Given exercise:
Reproduce exactly the lines starting at the line that contains "Emit a Python" and ending at the line that contains "matrix_err = [0.02, 0.04]". Omit pictures.
===== Extracted records
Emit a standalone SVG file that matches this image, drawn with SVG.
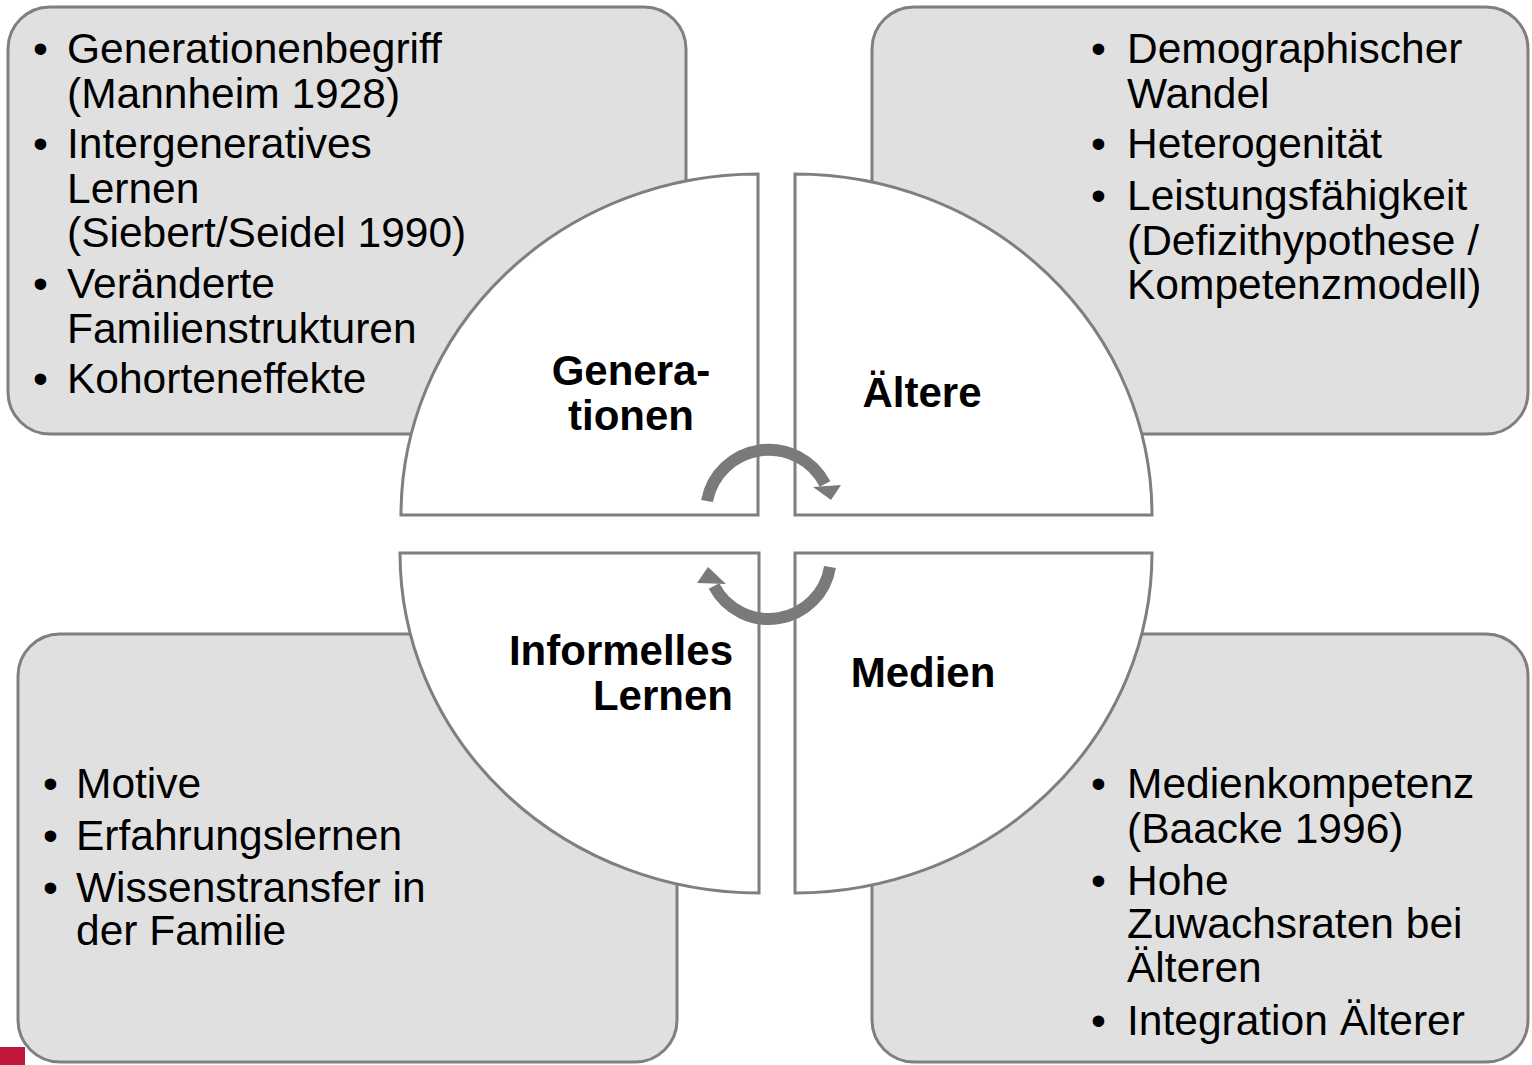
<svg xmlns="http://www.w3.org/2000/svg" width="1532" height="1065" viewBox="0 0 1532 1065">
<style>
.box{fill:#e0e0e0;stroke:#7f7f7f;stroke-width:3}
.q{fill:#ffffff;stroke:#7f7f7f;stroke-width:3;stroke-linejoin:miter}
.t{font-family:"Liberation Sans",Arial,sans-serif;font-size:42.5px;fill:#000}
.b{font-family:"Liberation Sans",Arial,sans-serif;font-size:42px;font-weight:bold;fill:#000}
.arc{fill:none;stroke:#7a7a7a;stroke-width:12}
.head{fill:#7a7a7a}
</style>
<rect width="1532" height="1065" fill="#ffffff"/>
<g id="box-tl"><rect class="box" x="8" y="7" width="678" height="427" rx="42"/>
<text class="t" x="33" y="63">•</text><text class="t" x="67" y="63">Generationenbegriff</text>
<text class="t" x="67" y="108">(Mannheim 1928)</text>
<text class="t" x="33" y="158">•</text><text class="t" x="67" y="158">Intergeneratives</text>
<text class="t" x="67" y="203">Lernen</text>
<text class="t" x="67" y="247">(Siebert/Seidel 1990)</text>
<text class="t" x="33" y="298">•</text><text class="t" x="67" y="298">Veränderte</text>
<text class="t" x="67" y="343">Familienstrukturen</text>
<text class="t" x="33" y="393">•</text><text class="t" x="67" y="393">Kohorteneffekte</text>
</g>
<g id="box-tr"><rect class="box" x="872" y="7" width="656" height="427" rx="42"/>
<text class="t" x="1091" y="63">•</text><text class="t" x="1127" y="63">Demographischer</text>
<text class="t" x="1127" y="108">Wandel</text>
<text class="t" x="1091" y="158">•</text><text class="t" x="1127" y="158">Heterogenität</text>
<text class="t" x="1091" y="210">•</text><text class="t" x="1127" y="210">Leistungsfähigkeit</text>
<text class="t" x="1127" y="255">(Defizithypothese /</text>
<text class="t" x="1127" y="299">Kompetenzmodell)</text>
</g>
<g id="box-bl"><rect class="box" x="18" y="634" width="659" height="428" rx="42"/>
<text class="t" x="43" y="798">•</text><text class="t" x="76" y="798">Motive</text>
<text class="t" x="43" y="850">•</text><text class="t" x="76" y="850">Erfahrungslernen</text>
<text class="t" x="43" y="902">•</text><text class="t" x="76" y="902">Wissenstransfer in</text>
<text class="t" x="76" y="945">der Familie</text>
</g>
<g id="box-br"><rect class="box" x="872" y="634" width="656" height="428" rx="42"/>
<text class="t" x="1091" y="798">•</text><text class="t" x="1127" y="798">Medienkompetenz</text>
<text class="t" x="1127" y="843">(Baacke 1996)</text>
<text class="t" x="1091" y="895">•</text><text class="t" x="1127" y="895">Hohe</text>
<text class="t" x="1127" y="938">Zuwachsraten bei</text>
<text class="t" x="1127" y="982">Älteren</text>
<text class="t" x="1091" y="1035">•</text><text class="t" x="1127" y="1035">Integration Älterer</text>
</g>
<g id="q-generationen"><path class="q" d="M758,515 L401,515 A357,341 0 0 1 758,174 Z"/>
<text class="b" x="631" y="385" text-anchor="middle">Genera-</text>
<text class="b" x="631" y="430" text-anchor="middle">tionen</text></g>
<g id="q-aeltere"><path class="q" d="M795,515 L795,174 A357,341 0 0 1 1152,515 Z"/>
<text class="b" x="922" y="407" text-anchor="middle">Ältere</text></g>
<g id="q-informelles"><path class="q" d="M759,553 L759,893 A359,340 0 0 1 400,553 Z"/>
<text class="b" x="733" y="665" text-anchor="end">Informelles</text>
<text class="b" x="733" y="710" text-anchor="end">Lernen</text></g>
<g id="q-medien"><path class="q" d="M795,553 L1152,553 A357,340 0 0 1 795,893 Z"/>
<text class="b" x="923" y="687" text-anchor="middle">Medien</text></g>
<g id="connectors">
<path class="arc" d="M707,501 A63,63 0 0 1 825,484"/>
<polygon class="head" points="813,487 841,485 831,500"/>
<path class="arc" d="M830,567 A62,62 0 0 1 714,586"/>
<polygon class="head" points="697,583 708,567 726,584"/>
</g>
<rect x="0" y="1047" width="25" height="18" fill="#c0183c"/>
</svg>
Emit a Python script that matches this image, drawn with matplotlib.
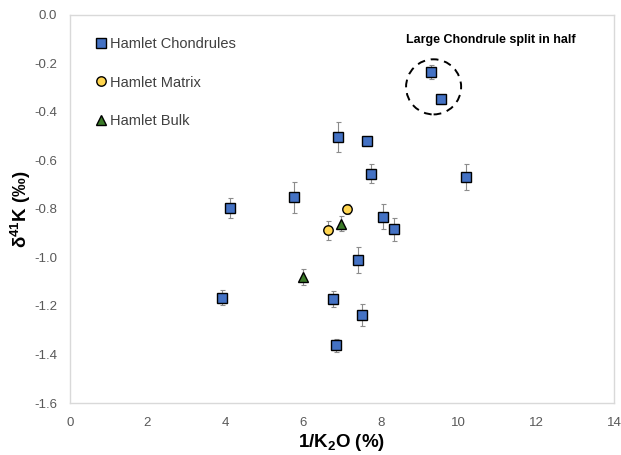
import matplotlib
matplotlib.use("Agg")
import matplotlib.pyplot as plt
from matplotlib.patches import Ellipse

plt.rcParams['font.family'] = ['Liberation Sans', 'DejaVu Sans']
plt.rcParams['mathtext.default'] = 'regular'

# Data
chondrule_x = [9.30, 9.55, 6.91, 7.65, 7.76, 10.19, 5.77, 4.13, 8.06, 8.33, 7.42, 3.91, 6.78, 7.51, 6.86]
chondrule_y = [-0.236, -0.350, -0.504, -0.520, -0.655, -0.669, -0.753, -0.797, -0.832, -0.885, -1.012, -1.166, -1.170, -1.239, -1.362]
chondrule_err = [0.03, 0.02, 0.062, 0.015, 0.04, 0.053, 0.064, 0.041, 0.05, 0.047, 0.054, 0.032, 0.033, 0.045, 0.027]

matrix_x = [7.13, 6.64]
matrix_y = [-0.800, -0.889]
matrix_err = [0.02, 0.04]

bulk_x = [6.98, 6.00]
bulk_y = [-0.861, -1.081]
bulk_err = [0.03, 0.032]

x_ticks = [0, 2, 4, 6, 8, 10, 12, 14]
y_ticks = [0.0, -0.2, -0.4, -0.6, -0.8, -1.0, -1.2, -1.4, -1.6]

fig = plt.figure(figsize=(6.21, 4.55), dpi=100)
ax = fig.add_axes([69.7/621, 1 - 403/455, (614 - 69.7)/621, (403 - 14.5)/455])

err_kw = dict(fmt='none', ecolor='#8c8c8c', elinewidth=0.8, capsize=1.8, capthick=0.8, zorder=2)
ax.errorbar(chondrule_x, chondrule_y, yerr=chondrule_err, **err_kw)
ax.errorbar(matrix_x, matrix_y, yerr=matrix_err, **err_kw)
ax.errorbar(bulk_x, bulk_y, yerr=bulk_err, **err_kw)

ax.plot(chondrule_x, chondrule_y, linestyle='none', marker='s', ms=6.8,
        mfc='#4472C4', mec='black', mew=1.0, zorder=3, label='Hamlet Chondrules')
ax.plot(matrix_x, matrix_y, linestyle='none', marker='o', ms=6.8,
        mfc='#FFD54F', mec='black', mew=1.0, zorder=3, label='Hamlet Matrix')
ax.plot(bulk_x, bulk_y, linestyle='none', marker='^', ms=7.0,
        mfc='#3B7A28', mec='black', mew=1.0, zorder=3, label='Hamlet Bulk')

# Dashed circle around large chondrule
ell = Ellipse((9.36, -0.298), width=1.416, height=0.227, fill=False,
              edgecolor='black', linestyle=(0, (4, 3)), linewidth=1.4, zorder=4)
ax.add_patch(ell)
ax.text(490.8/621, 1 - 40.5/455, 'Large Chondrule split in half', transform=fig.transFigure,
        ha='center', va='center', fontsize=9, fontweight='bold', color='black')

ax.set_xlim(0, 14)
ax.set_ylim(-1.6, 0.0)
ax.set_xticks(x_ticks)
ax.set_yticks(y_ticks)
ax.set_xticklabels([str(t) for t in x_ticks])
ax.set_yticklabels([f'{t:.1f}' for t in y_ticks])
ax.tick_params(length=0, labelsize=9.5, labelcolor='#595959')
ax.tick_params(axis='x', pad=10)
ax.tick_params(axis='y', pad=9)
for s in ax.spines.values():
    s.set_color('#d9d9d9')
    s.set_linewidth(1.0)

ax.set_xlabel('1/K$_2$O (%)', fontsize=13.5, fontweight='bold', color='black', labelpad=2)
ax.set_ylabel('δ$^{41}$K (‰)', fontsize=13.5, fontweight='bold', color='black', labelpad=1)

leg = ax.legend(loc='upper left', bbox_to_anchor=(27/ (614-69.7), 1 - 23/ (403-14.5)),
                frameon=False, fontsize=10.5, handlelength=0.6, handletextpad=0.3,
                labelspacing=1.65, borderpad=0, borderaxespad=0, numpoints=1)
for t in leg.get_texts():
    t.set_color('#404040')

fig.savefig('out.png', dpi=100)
==========
Exercise solution:
Emit a Python script that matches this image, drawn with matplotlib.
import matplotlib
matplotlib.use("Agg")
import matplotlib.pyplot as plt
from matplotlib.patches import Ellipse

plt.rcParams['font.family'] = ['Liberation Sans', 'DejaVu Sans']
plt.rcParams['mathtext.default'] = 'regular'

# Data
chondrule_x = [9.30, 9.55, 6.91, 7.65, 7.76, 10.19, 5.77, 4.13, 8.06, 8.33, 7.42, 3.91, 6.78, 7.51, 6.86]
chondrule_y = [-0.236, -0.350, -0.504, -0.520, -0.655, -0.669, -0.753, -0.797, -0.832, -0.885, -1.012, -1.166, -1.170, -1.239, -1.362]
chondrule_err = [0.03, 0.02, 0.062, 0.015, 0.04, 0.053, 0.064, 0.041, 0.05, 0.047, 0.054, 0.032, 0.033, 0.045, 0.027]

matrix_x = [7.13, 6.64]
matrix_y = [-0.800, -0.889]
matrix_err = [0.02, 0.04]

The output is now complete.